_WORK REQUIRED_
Without any pictures, restate the lines from the one containing "Convert this diagram to TikZ code." to the one containing "(0,0) rectangle (1369,650);", word for word, ends included.

_PROVIDED INFORMATION_
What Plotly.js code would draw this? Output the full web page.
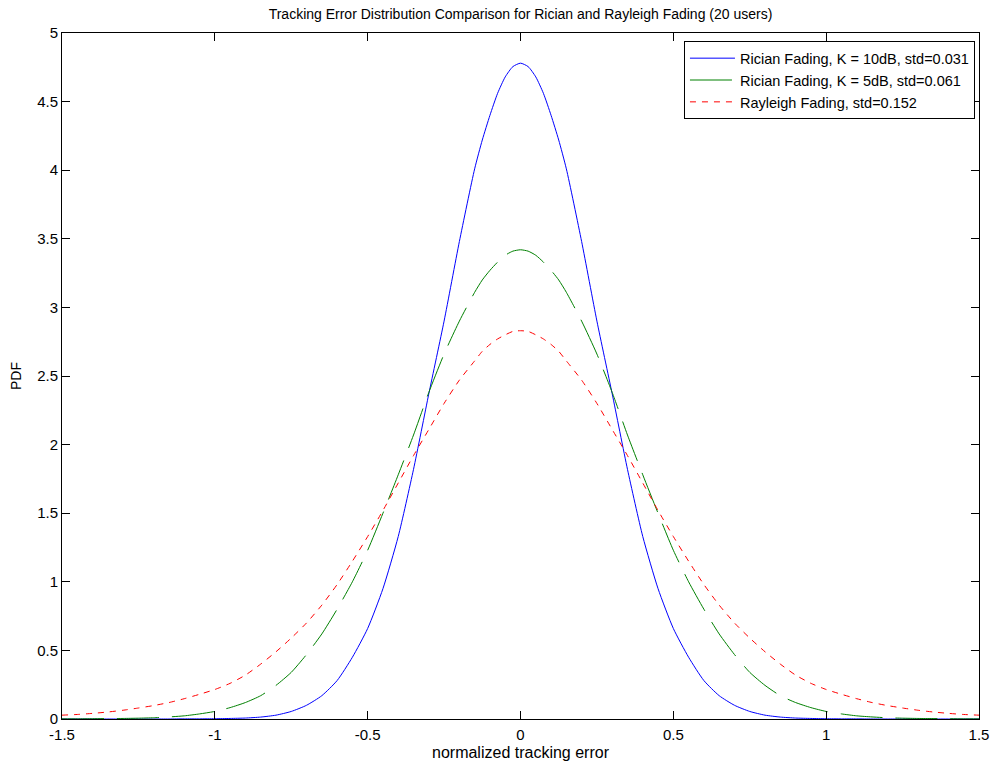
<!DOCTYPE html>
<html>
<head>
<meta charset="utf-8">
<script src="https://cdn.plot.ly/plotly-3.0.1.min.js"></script>
<style>html,body{margin:0;padding:0;background:#fff;}#chart{width:993px;height:764px;}</style>
</head>
<body>
<div id="chart"></div>
<script>
// normalized tracking error grid
const xErr = [-1.5,-1.45,-1.4,-1.35,-1.3,-1.25,-1.2,-1.15,-1.1,-1.05,-1.0,-0.95,-0.9,-0.85,-0.8,-0.75,-0.7,-0.65,-0.6,-0.55,-0.5,-0.45,-0.4,-0.35,-0.3,-0.25,-0.2,-0.15,-0.125,-0.1,-0.075,-0.05,-0.025,
  0,0.025,0.05,0.075,0.1,0.125,0.15,0.2,0.25,0.3,0.35,0.4,0.45,0.5,0.55,0.6,0.65,0.7,0.75,0.8,0.85,0.9,0.95,1.0,1.05,1.1,1.15,1.2,1.25,1.3,1.35,1.4,1.45,1.5];

// Rician Fading, K = 10dB
const ricianK10 = [0,0,0,0,0,0,0,0,0.001,0.001,0.002,0.004,0.007,0.014,0.028,0.055,0.10,0.17,0.28,0.45,0.66,0.95,1.33,1.82,2.37,2.90,3.48,4.01,4.22,4.40,4.56,4.68,4.755,
  4.78,4.755,4.68,4.56,4.40,4.22,4.01,3.48,2.90,2.37,1.82,1.33,0.95,0.66,0.45,0.28,0.17,0.10,0.055,0.028,0.014,0.007,0.004,0.002,0.001,0.001,0,0,0,0,0,0,0,0];

// Rician Fading, K = 5dB
const ricianK5 = [0.001,0.001,0.002,0.003,0.004,0.006,0.009,0.015,0.023,0.037,0.055,0.083,0.12,0.17,0.245,0.34,0.47,0.62,0.80,1.00,1.23,1.50,1.78,2.07,2.38,2.66,2.90,3.11,3.20,3.27,3.33,3.38,3.41,
  3.42,3.41,3.38,3.33,3.27,3.20,3.11,2.90,2.66,2.38,2.07,1.78,1.50,1.23,1.00,0.80,0.62,0.47,0.34,0.245,0.17,0.12,0.083,0.055,0.037,0.023,0.015,0.009,0.006,0.004,0.003,0.002,0.001,0.001];

// Rayleigh Fading
const rayleigh = [0.028,0.033,0.041,0.051,0.064,0.08,0.098,0.12,0.148,0.18,0.215,0.26,0.32,0.40,0.49,0.59,0.70,0.83,0.98,1.15,1.33,1.52,1.72,1.92,2.11,2.30,2.47,2.61,2.68,2.73,2.77,2.80,2.825,
  2.83,2.825,2.80,2.77,2.73,2.68,2.61,2.47,2.30,2.11,1.92,1.72,1.52,1.33,1.15,0.98,0.83,0.70,0.59,0.49,0.40,0.32,0.26,0.215,0.18,0.148,0.12,0.098,0.08,0.064,0.051,0.041,0.033,0.028];

const seriesNames = ["Rician Fading, K = 10dB, std=0.031","Rician Fading, K = 5dB, std=0.061","Rayleigh Fading, std=0.152"];
const xTickVals = [-1.5,-1,-0.5,0,0.5,1,1.5];
const xTickText = ["-1.5","-1","-0.5","0","0.5","1","1.5"];
const yTickVals = [0,0.5,1,1.5,2,2.5,3,3.5,4,4.5,5];
const yTickText = ["0","0.5","1","1.5","2","2.5","3","3.5","4","4.5","5"];

const FONT = "Arial, 'Liberation Sans', Helvetica, sans-serif";

const traces = [
  {x: xErr, y: ricianK10, name: seriesNames[0], type: 'scatter', mode: 'lines',
   line: {color: '#0000ff', width: 1, shape: 'spline', smoothing: 0.6}},
  {x: xErr, y: ricianK5, name: seriesNames[1], type: 'scatter', mode: 'lines',
   line: {color: '#008000', width: 1, shape: 'spline', smoothing: 0.6, dash: '42px,13px'}},
  {x: xErr, y: rayleigh, name: seriesNames[2], type: 'scatter', mode: 'lines',
   line: {color: '#ff0000', width: 1, shape: 'spline', smoothing: 0.6, dash: '6px,6px'}}
];

const layout = {
  width: 993, height: 764,
  margin: {l: 62, r: 14, t: 33, b: 45},
  paper_bgcolor: '#ffffff', plot_bgcolor: '#ffffff',
  font: {family: FONT, size: 14, color: '#000'},
  title: {text: 'Tracking Error Distribution Comparison for Rician and Rayleigh Fading (20 users)',
          font: {family: FONT, size: 14, color: '#000'}, x: 0.5, xanchor: 'center', y: 0.982, yanchor: 'middle', xref: 'paper'},
  showlegend: true,
  legend: {x: 0.9956, y: 0.988, xanchor: 'right', yanchor: 'top', bgcolor: '#ffffff',
           bordercolor: '#000', borderwidth: 1, font: {family: FONT, size: 14.5, color: '#000'},
           itemwidth: 45, tracegroupgap: 0},
  xaxis: {range: [-1.5, 1.5], tickmode: 'array', tickvals: xTickVals, ticktext: xTickText,
          ticks: 'inside', ticklen: 8, tickcolor: '#000', showline: true, linecolor: '#000', linewidth: 1,
          mirror: 'ticks', showgrid: false, zeroline: false, ticklabelstandoff: 2,
          tickfont: {family: FONT, size: 15, color: '#000'},
          title: {text: 'normalized tracking error', font: {family: FONT, size: 16, color: '#000'}, standoff: 4}},
  yaxis: {range: [0, 5], tickmode: 'array', tickvals: yTickVals, ticktext: yTickText,
          ticks: 'inside', ticklen: 8, tickcolor: '#000', showline: true, linecolor: '#000', linewidth: 1,
          mirror: 'ticks', showgrid: false, zeroline: false,
          tickfont: {family: FONT, size: 15, color: '#000'},
          title: {text: 'PDF', font: {family: FONT, size: 14, color: '#000'}, standoff: 12}}
};

Plotly.newPlot('chart', traces, layout, {displayModeBar: false, staticPlot: true});
</script>
</body>
</html>
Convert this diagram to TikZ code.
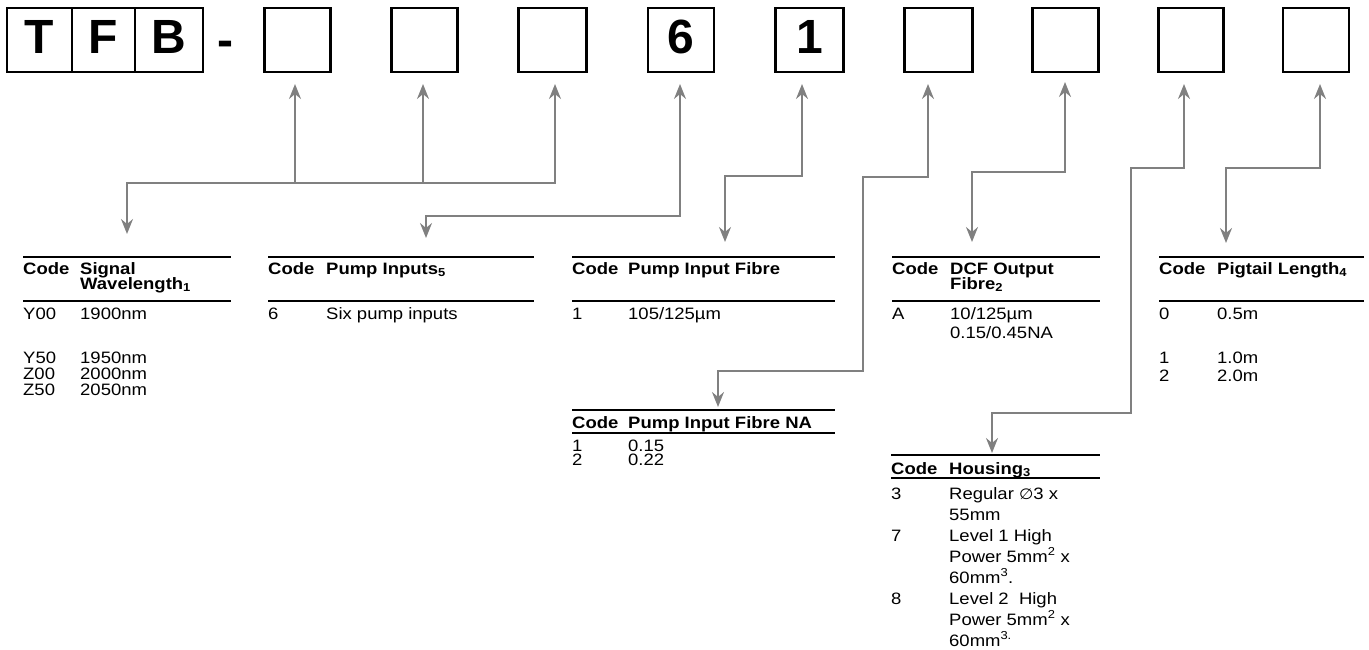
\documentclass[tikz,border=0pt]{standalone}
\usepackage{fontspec}
\setmainfont{Liberation Sans}[FakeStretch=1.12]
\newfontfamily\bigf{Liberation Sans}
\newfontfamily\djv{DejaVu Sans}[FakeStretch=1.1]
\usetikzlibrary{arrows.meta}
\definecolor{conngray}{RGB}{128,128,128}
\begin{document}
\begin{tikzpicture}[x=1pt,y=-1pt,
  >={Stealth[length=15pt,width=12pt,inset=5pt]},
  lbox/.style={draw, line width=2.6pt, minimum width=66pt, minimum height=64pt, inner sep=0pt,
    text height=35pt, text depth=8.4pt, font=\bigf\fontsize{48}{48}\selectfont\bfseries},
  tx/.style={anchor=base west, inner sep=0pt, font=\fontsize{16.5}{16.5}\selectfont},
  hd/.style={anchor=base west, inner sep=0pt, font=\fontsize{16.5}{16.5}\selectfont\bfseries},
  rulel/.style={line width=2pt},
  conn/.style={draw=conngray, line width=2pt}]
\useasboundingbox (0,0) rectangle (1369,650);

% ---- code boxes ----
\node[lbox, minimum width=65pt] (bT) at (39.5,40) {T};
\node[lbox, minimum width=63pt] (bF) at (103.5,40) {F};
\node[lbox, minimum width=68pt] (bB) at (169,40) {B};
\node[anchor=base, inner sep=0pt, font=\bigf\fontsize{48}{48}\selectfont\bfseries] (dash) at (225,57) {-};
\node[lbox] (b1) at (297.5,40) {};
\node[lbox] (b2) at (424.5,40) {};
\node[lbox, minimum width=68pt] (b3) at (552.5,40) {};
\node[lbox] (b4) at (681,40) {6};
\node[lbox, minimum width=68pt] (b5) at (809.5,40) {1};
\node[lbox, minimum width=68pt] (b6) at (938.5,40) {};
\node[lbox] (b7) at (1065.5,40) {};
\node[lbox, minimum width=65pt] (b8) at (1191,40) {};
\node[lbox] (b9) at (1316,40) {};

% ---- connector end points ----
\coordinate (u1) at (295,84);
\coordinate (u2) at (423,84);
\coordinate (u3) at (555,84);
\coordinate (u4) at (680,84);
\coordinate (u5) at (802,84);
\coordinate (u6) at (928,84);
\coordinate (u7) at (1065,82);
\coordinate (u8) at (1184,84);
\coordinate (u9) at (1320,84);
\coordinate (k1) at (127,183);
\coordinate (k2) at (426,216);
\coordinate (k3) at (725,176);
\coordinate (k4) at (863,177);
\coordinate (k4b) at (718,371);
\coordinate (k5) at (972,172);
\coordinate (k6) at (1131,168);
\coordinate (k6b) at (992,413);
\coordinate (k7) at (1226,168);
\coordinate (d1) at (127,234);
\coordinate (d2) at (426,238);
\coordinate (d3) at (725,242);
\coordinate (d4) at (718,407);
\coordinate (d5) at (972,242);
\coordinate (d6) at (992,453);
\coordinate (d7) at (1226,243);

% ---- connectors ----
\draw[conn, <->] (u3) |- (k1) -- (d1);
\draw[conn, <-] (u1) -- (u1 |- k1);
\draw[conn, <-] (u2) -- (u2 |- k1);
\draw[conn, <->] (u4) |- (k2) -- (d2);
\draw[conn, <->] (u5) |- (k3) -- (d3);
\draw[conn, <->] (u6) |- (k4) |- (k4b) -- (d4);
\draw[conn, <->] (u7) |- (k5) -- (d5);
\draw[conn, <->] (u8) |- (k6) |- (k6b) -- (d6);
\draw[conn, <->] (u9) |- (k7) -- (d7);

% ---- table 1: signal wavelength ----
\draw[rulel] (23,257) -- (231,257);
\draw[rulel] (23,301) -- (231,301);
\node[hd] (t1c) at (23,274) {Code};
\node[hd] (t1h) at (80,274) {Signal};
\node[hd] (t1h2) at (80,289) {Wavelength\textsubscript{1}};
\node[tx] (t1r1c) at (23,319) {Y00};  \node[tx] (t1r1) at (80,319) {1900nm};
\node[tx] (t1r2c) at (23,363) {Y50};  \node[tx] (t1r2) at (80,363) {1950nm};
\node[tx] (t1r3c) at (23,379) {Z00};  \node[tx] (t1r3) at (80,379) {2000nm};
\node[tx] (t1r4c) at (23,395) {Z50};  \node[tx] (t1r4) at (80,395) {2050nm};

% ---- table 2: pump inputs ----
\draw[rulel] (268,257) -- (534,257);
\draw[rulel] (268,301) -- (534,301);
\node[hd] (t2c) at (268,274) {Code};
\node[hd] (t2h) at (326,274) {Pump Inputs\textsubscript{5}};
\node[tx] (t2r1c) at (268,319) {6}; \node[tx] (t2r1) at (326,319) {Six pump inputs};

% ---- table 3: pump input fibre ----
\draw[rulel] (572,257) -- (835,257);
\draw[rulel] (572,301) -- (835,301);
\node[hd] (t3c) at (572,274) {Code};
\node[hd] (t3h) at (628,274) {Pump Input Fibre};
\node[tx] (t3r1c) at (572,319) {1}; \node[tx] (t3r1) at (628,319) {105/125µm};

% ---- table 3b: pump input fibre NA ----
\draw[rulel] (572,410) -- (835,410);
\draw[rulel] (572,433) -- (835,433);
\node[hd] (t4c) at (572,428) {Code};
\node[hd] (t4h) at (628,428) {Pump Input Fibre NA};
\node[tx] (t4r1c) at (572,451) {1}; \node[tx] (t4r1) at (628,451) {0.15};
\node[tx] (t4r2c) at (572,465.5) {2}; \node[tx] (t4r2) at (628,465.5) {0.22};

% ---- table 4: DCF output fibre ----
\draw[rulel] (892,257) -- (1100,257);
\draw[rulel] (892,301) -- (1100,301);
\node[hd] (t5c) at (892,274) {Code};
\node[hd] (t5h) at (950,274) {DCF Output};
\node[hd] (t5h2) at (950,289) {Fibre\textsubscript{2}};
\node[tx] (t5r1c) at (892,319) {A}; \node[tx] (t5r1) at (950,319) {10/125µm};
\node[tx] (t5r1b) at (950,338.5) {0.15/0.45NA};

% ---- table 5: pigtail length ----
\draw[rulel] (1159,257) -- (1364,257);
\draw[rulel] (1159,301) -- (1364,301);
\node[hd] (t6c) at (1159,274) {Code};
\node[hd] (t6h) at (1217,274) {Pigtail Length\textsubscript{4}};
\node[tx] (t6r1c) at (1159,319) {0}; \node[tx] (t6r1) at (1217,319) {0.5m};
\node[tx] (t6r2c) at (1159,363) {1}; \node[tx] (t6r2) at (1217,363) {1.0m};
\node[tx] (t6r3c) at (1159,381) {2}; \node[tx] (t6r3) at (1217,381) {2.0m};

% ---- table 6: housing ----
\draw[rulel] (891,455) -- (1100,455);
\draw[rulel] (891,478) -- (1100,478);
\node[hd] (t7c) at (891,474) {Code};
\node[hd] (t7h) at (949,474) {Housing\textsubscript{3}};
\node[tx] (t7r1c) at (891,499) {3}; \node[tx] (t7r1) at (949,499) {Regular {\djv\fontsize{15}{15}\selectfont ∅}3 x};
\node[tx] (t7r1b) at (949,520) {55mm};
\node[tx] (t7r2c) at (891,541) {7}; \node[tx] (t7r2) at (949,541) {Level 1 High};
\node[tx] (t7r2b) at (949,562) {Power 5mm\textsuperscript{2} x};
\node[tx] (t7r2d) at (949,583) {60mm\textsuperscript{3}.};
\node[tx] (t7r3c) at (891,604) {8}; \node[tx] (t7r3) at (949,604) {Level 2 \ High};
\node[tx] (t7r3b) at (949,625) {Power 5mm\textsuperscript{2} x};
\node[tx] (t7r3d) at (949,646) {60mm\textsuperscript{3.}};
\end{tikzpicture}
\end{document}
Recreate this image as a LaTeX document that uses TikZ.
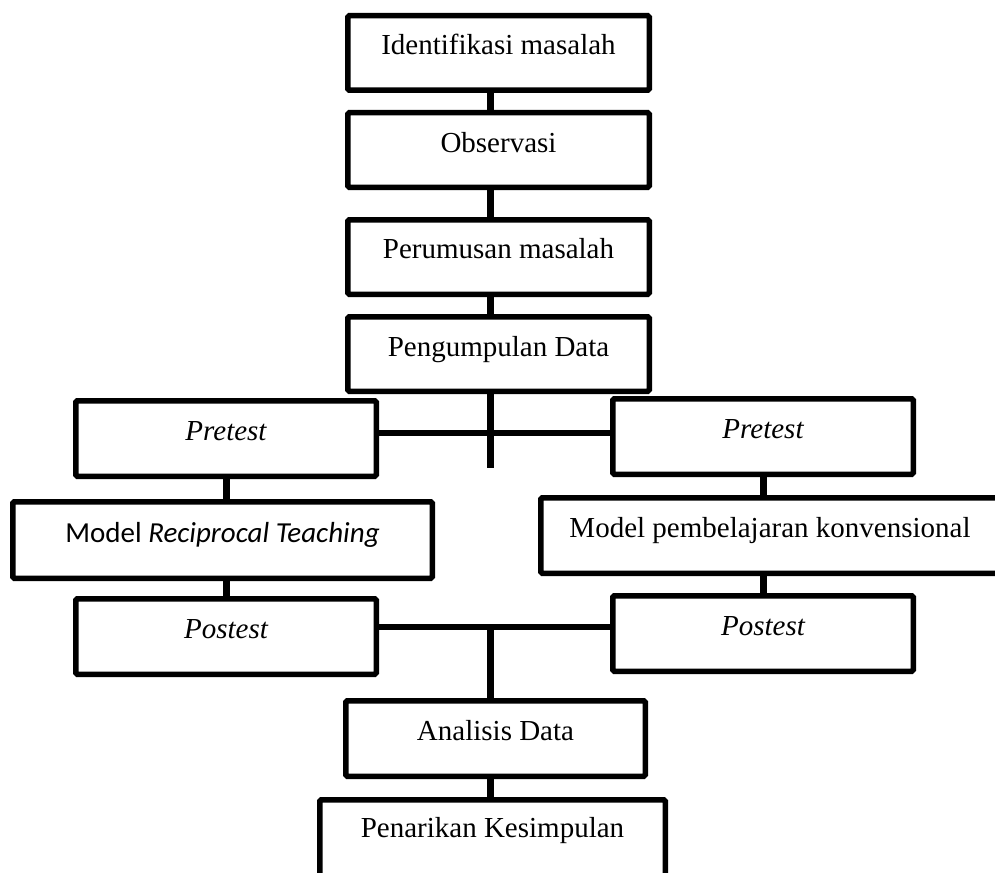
\documentclass[tikz,border=0pt]{standalone}
\usepackage{fontspec}
\setmainfont{Liberation Serif}
\newfontfamily\calibrifont{Carlito}
\begin{document}
\begin{tikzpicture}[x=1pt,y=-1pt, line width=5.5pt,
  box/.style={draw, line width=5.5pt, rounded corners=1.5pt, inner sep=0pt, minimum width=301.5pt, minimum height=74.5pt},
  smallbox/.style={box, minimum width=300.5pt, minimum height=75.5pt},
  conn/.style={line width=7pt},
  hconn/.style={line width=6pt},
  lbl/.style={anchor=base, font=\fontsize{29}{34}\selectfont, inner sep=0pt}]
\clip (0,0) rectangle (995,872);
\fill[white] (0,0) rectangle (995,872);
% boxes
\node[box] (ident) at (498.5,53) {};
\node[box] (obs) at (498.5,150) {};
\node[box] (perum) at (498.5,257) {};
\node[box] (peng) at (498.5,354) {};
\node[smallbox] (preL) at (226,438.5) {};
\node[box, minimum width=419.5pt, minimum height=76.5pt] (modL) at (222.5,540) {};
\node[smallbox] (postL) at (226,636.5) {};
\node[smallbox] (preR) at (763,436.5) {};
\node[box, minimum width=458.5pt, minimum height=75.5pt] (modR) at (770,535.5) {};
\node[smallbox] (postR) at (763,633.5) {};
\node[box, minimum width=299.5pt, minimum height=75.5pt] (anal) at (495.5,738.5) {};
\node[box, minimum width=345.5pt, minimum height=89.5pt] (pen) at (492.5,844.5) {};
% labels
\node[lbl] (t1) at ([yshift=-42pt]ident.north) {Identifikasi masalah};
\node[lbl] (t2) at ([yshift=-42pt]obs.north) {Observasi};
\node[lbl] (t3) at ([yshift=-41pt]perum.north) {Perumusan masalah};
\node[lbl] (t4) at ([yshift=-42pt]peng.north) {Pengumpulan Data};
\node[lbl] (t5) at ([yshift=-42pt]preL.north) {\itshape Pretest};
\node[lbl] (t6) at ([yshift=-43pt]modL.north) {\calibrifont Model \itshape Reciprocal Teaching};
\node[lbl] (t7) at ([yshift=-42pt]postL.north) {\itshape Postest};
\node[lbl] (t8) at ([yshift=-42pt]preR.north) {\itshape Pretest};
\node[lbl] (t9) at ([yshift=-42pt]modR.north) {Model pembelajaran konvensional};
\node[lbl] (t10) at ([yshift=-42pt]postR.north) {\itshape Postest};
\node[lbl] (t11) at ([yshift=-42pt]anal.north) {Analisis Data};
\node[lbl] (t12) at ([yshift=-40pt]pen.north) {Penarikan Kesimpulan};
% connectors
\coordinate (sp) at (490,0);
\coordinate (h1) at (0,433);
\coordinate (h2) at (0,627);
\coordinate (pEnd) at (490,468);
\draw[conn] (ident.south -| sp) -- (obs.north -| sp);
\draw[conn] (obs.south -| sp) -- (perum.north -| sp);
\draw[conn] (perum.south -| sp) -- (peng.north -| sp);
\draw[conn] (peng.south -| sp) -- (pEnd);
\draw[hconn] (preL.east |- h1) -- (preR.west |- h1);
\draw[conn] (preL.south) -- (preL.south |- modL.north);
\draw[conn] (modL.south -| preL.south) -- (postL.north);
\draw[conn] (preR.south) -- (preR.south |- modR.north);
\draw[conn] (modR.south -| preR.south) -- (postR.north);
\draw[hconn] (postL.east |- h2) -- (postR.west |- h2);
\draw[conn] (h2 -| sp) -- (anal.north -| sp);
\draw[conn] (anal.south -| sp) -- (pen.north -| sp);
\end{tikzpicture}
\end{document}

_COMPLETE OUTPUT_
Convert this diagram to TikZ code.
\documentclass[tikz,border=0pt]{standalone}
\usepackage{fontspec}
\setmainfont{Liberation Sans}[FakeStretch=1.12]
\newfontfamily\bigf{Liberation Sans}
\newfontfamily\djv{DejaVu Sans}[FakeStretch=1.1]
\usetikzlibrary{arrows.meta}
\definecolor{conngray}{RGB}{128,128,128}
\begin{document}
\begin{tikzpicture}[x=1pt,y=-1pt,
  >={Stealth[length=15pt,width=12pt,inset=5pt]},
  lbox/.style={draw, line width=2.6pt, minimum width=66pt, minimum height=64pt, inner sep=0pt,
    text height=35pt, text depth=8.4pt, font=\bigf\fontsize{48}{48}\selectfont\bfseries},
  tx/.style={anchor=base west, inner sep=0pt, font=\fontsize{16.5}{16.5}\selectfont},
  hd/.style={anchor=base west, inner sep=0pt, font=\fontsize{16.5}{16.5}\selectfont\bfseries},
  rulel/.style={line width=2pt},
  conn/.style={draw=conngray, line width=2pt}]
\useasboundingbox (0,0) rectangle (1369,650);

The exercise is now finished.